The data below should be printed in full, exactly, and without any of its images.

#### MATERIAL
-------
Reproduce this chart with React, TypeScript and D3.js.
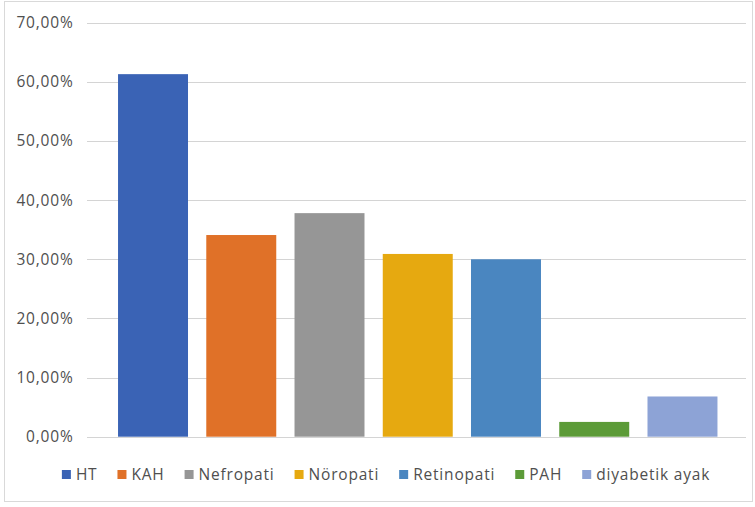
import React, { useEffect, useRef } from "react";
import * as d3 from "d3";

const categories = ["HT", "KAH", "Nefropati", "Nöropati", "Retinopati", "PAH", "diyabetik ayak"];
const values = [61.3, 34.1, 37.8, 30.9, 30.0, 2.5, 6.8];
const colors = ["#3a63b5", "#e07128", "#969696", "#e6a910", "#4a86c0", "#5c9b38", "#8da3d6"];
const yTicks = [0, 10, 20, 30, 40, 50, 60, 70];

const W = 755;
const H = 507;
const FONT = "'Open Sans', 'Liberation Sans', sans-serif";
const FONT_SIZE = 15.5;
const SPACING = 0.8;
const TEXT_COLOR = "#4f4f4f";

export default function App() {
  const ref = useRef<SVGSVGElement>(null);

  useEffect(() => {
    const svg = d3.select(ref.current);
    svg.selectAll("*").remove();

    // chart frame
    svg.append("rect")
      .attr("x", 4.5).attr("y", 1.5)
      .attr("width", 748).attr("height", 500)
      .attr("fill", "#fff").attr("stroke", "#d9d9d9");

    const gridLeft = 87;
    const gridRight = 746;
    const y = d3.scaleLinear().domain([0, 70]).range([436.7, 22.7]);
    const x = d3.scaleBand<string>()
      .domain(categories)
      .range([108.9, 726.6])
      .paddingInner(0.207)
      .paddingOuter(0.1035);

    // gridlines
    svg.append("g").selectAll("line").data(yTicks).join("line")
      .attr("x1", gridLeft).attr("x2", gridRight)
      .attr("y1", d => Math.round(y(d)) + 0.5).attr("y2", d => Math.round(y(d)) + 0.5)
      .attr("stroke", "#d4d4d4").attr("stroke-width", 1.2);

    // tick labels
    const fmt = (d: number) => d.toFixed(2).replace(".", ",") + "%";
    svg.append("g").selectAll("text").data(yTicks).join("text")
      .attr("x", 73.5).attr("y", d => y(d))
      .attr("dy", "0.35em")
      .attr("text-anchor", "end")
      .attr("font-family", FONT).attr("font-size", FONT_SIZE)
      .attr("letter-spacing", SPACING)
      .attr("fill", TEXT_COLOR)
      .text(fmt);

    // bars
    svg.append("g").selectAll("rect").data(values).join("rect")
      .attr("x", (_, i) => x(categories[i])!)
      .attr("width", x.bandwidth())
      .attr("y", d => y(d))
      .attr("height", d => y(0) - y(d))
      .attr("fill", (_, i) => colors[i]);

    // legend
    const lg = svg.append("g");
    const items = lg.selectAll("g").data(categories).join("g");
    items.append("rect")
      .attr("width", 9).attr("height", 9)
      .attr("y", -4.5)
      .attr("fill", (_, i) => colors[i]);
    items.append("text")
      .attr("x", 14).attr("dy", "0.35em")
      .attr("font-family", FONT).attr("font-size", FONT_SIZE)
      .attr("letter-spacing", SPACING)
      .attr("fill", TEXT_COLOR)
      .text(d => d);
    const widths: number[] = [];
    items.each(function () {
      const t = d3.select(this).select("text").node() as SVGTextElement;
      widths.push(14 + t.getComputedTextLength());
    });
    const gap = 20;
    const total = d3.sum(widths) + gap * (widths.length - 1);
    let cx = 386 - total / 2;
    items.attr("transform", (_, i) => {
      const tx = cx;
      cx += widths[i] + gap;
      return `translate(${tx},474.5)`;
    });
  }, []);

  return (
    <div style={{ position: "fixed", left: 0, top: 0 }}>
      <svg ref={ref} width={W} height={H} style={{ display: "block", background: "#fff" }} />
    </div>
  );
}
-------
#### TASK RESPONSE
Reproduce this chart with React, TypeScript and D3.js.
import React, { useEffect, useRef } from "react";
import * as d3 from "d3";

const categories = ["HT", "KAH", "Nefropati", "Nöropati", "Retinopati", "PAH", "diyabetik ayak"];
const values = [61.3, 34.1, 37.8, 30.9, 30.0, 2.5, 6.8];
const colors = ["#3a63b5", "#e07128", "#969696", "#e6a910", "#4a86c0", "#5c9b38", "#8da3d6"];
const yTicks = [0, 10, 20, 30, 40, 50, 60, 70];

const W = 755;
const H = 507;
const FONT = "'Open Sans', 'Liberation Sans', sans-serif";
const FONT_SIZE = 15.5;
const SPACING = 0.8;
const TEXT_COLOR = "#4f4f4f";

export default function App() {
  const ref = useRef<SVGSVGElement>(null);

  useEffect(() => {
    const svg = d3.select(ref.current);
    svg.selectAll("*").remove();

    // chart frame
    svg.append("rect")
      .attr("x", 4.5).attr("y", 1.5)
      .attr("width", 748).attr("height", 500)
      .attr("fill", "#fff").attr("stroke", "#d9d9d9");

    const gridLeft = 87;
    const gridRight = 746;
    const y = d3.scaleLinear().domain([0, 70]).range([436.7, 22.7]);
    const x = d3.scaleBand<string>()
      .domain(categories)
      .range([108.9, 726.6])
      .paddingInner(0.207)
      .paddingOuter(0.1035);

    // gridlines
    svg.append("g").selectAll("line").data(yTicks).join("line")
      .attr("x1", gridLeft).attr("x2", gridRight)
      .attr("y1", d => Math.round(y(d)) + 0.5).attr("y2", d => Math.round(y(d)) + 0.5)
      .attr("stroke", "#d4d4d4").attr("stroke-width", 1.2);

    // tick labels
    const fmt = (d: number) => d.toFixed(2).replace(".", ",") + "%";
    svg.append("g").selectAll("text").data(yTicks).join("text")
      .attr("x", 73.5).attr("y", d => y(d))
      .attr("dy", "0.35em")
      .attr("text-anchor", "end")
      .attr("font-family", FONT).attr("font-size", FONT_SIZE)
      .attr("letter-spacing", SPACING)
      .attr("fill", TEXT_COLOR)
      .text(fmt);

    // bars
    svg.append("g").selectAll("rect").data(values).join("rect")
      .attr("x", (_, i) => x(categories[i])!)
      .attr("width", x.bandwidth())
      .attr("y", d => y(d))
      .attr("height", d => y(0) - y(d))
      .attr("fill", (_, i) => colors[i]);

    // legend
    const lg = svg.append("g");
    const items = lg.selectAll("g").data(categories).join("g");
    items.append("rect")
      .attr("width", 9).attr("height", 9)
      .attr("y", -4.5)
      .attr("fill", (_, i) => colors[i]);
    items.append("text")
      .attr("x", 14).attr("dy", "0.35em")
      .attr("font-family", FONT).attr("font-size", FONT_SIZE)
      .attr("letter-spacing", SPACING)
      .attr("fill", TEXT_COLOR)
      .text(d => d);
    const widths: number[] = [];
    items.each(function () {
      const t = d3.select(this).select("text").node() as SVGTextElement;
      widths.push(14 + t.getComputedTextLength());
    });
    const gap = 20;
    const total = d3.sum(widths) + gap * (widths.length - 1);
    let cx = 386 - total / 2;
    items.attr("transform", (_, i) => {
      const tx = cx;
      cx += widths[i] + gap;
      return `translate(${tx},474.5)`;
    });
  }, []);

  return (
    <div style={{ position: "fixed", left: 0, top: 0 }}>
      <svg ref={ref} width={W} height={H} style={{ display: "block", background: "#fff" }} />
    </div>
  );
}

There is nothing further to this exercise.